Yehry Rivera, a leader of the Brörán people, was shot from behind and killed by farmer Juan Varela during a land conflict in the Terraba community, 80 miles (130 km) south-east of the capital San Jose in Puntarenas province.

Rivera, 45, was murdered in February 2020 after being surrounded by a mob of armed non-Indigenous locals amid a spate of violence against Indigenous activists trying to reclaim their ancestral territory.

“I was the one who killed him,” Varela said to cheers and applause at a community meeting last August – comments that were recorded and used as evidence in the trial.

Costa Rica, an eco-tourism hub with 5 million inhabitants, is considered Central America’s most equitable and law-abiding country. But in recent years, the Bribri and Brörán people have been subject to a string of violent attacks, racist harassment and trumped-up retaliatory lawsuits linked to disputes over ancestral lands.

Costa Rica has eight indigenous ethnic groups who represent approximately 2.4% of the total population. In 1977, legislation granted land ownership to Indigenous communities with historical ties to 24 legally recognised territories.

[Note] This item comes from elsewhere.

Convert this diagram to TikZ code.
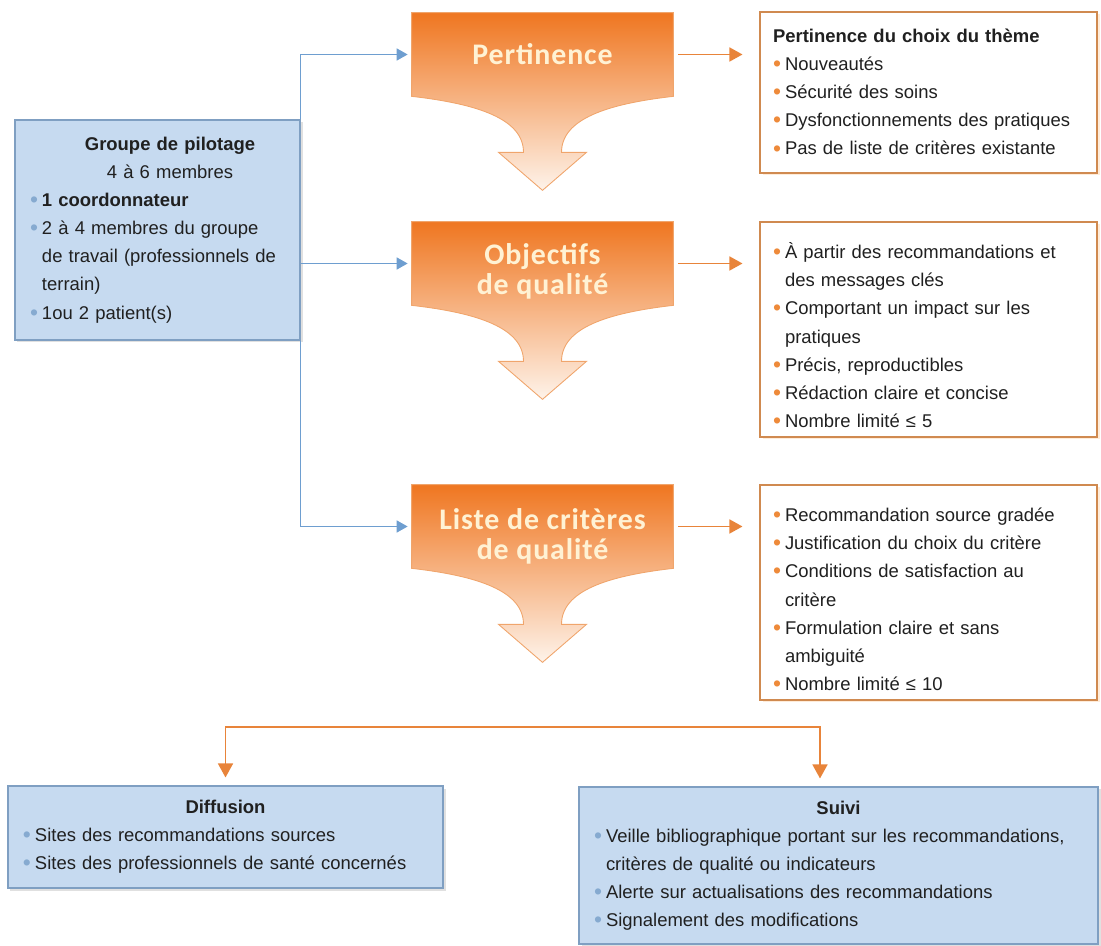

But the law has never been implemented.

As a result, the Bribri and Brörán people in the Puntarenas province have in recent years taken matters into their own hands, retaking possession of some land through unauthorized occupations.

Despite some success, most of the territories remain occupied by non-Indigenous families and farmers, who also claim ownership of the lands that in some cases have been farmed by their families for generations.

The judges in the Rivera case ruled that Varela, who claimed to have Indigenous blood, did not act in self-defence, as argued by his lawyers. Varela can appeal the sentence.

The ruling represents the first sign of justice for Indigenous communities after more than 40 years of occupation by non-Indigenous Costa Ricans, which has led to “systematic violence” by some farmers, the United Nations has said.

Rivera was killed just two weeks after Mainor Ortiz Delgado, 29, a leader of the Bribri indigenous people in neighbouring Salitre, was wounded in a gun attack, and less than a year after Sergio Rojas Ortiz, 59, was shot dead. Both cases remain unsolved.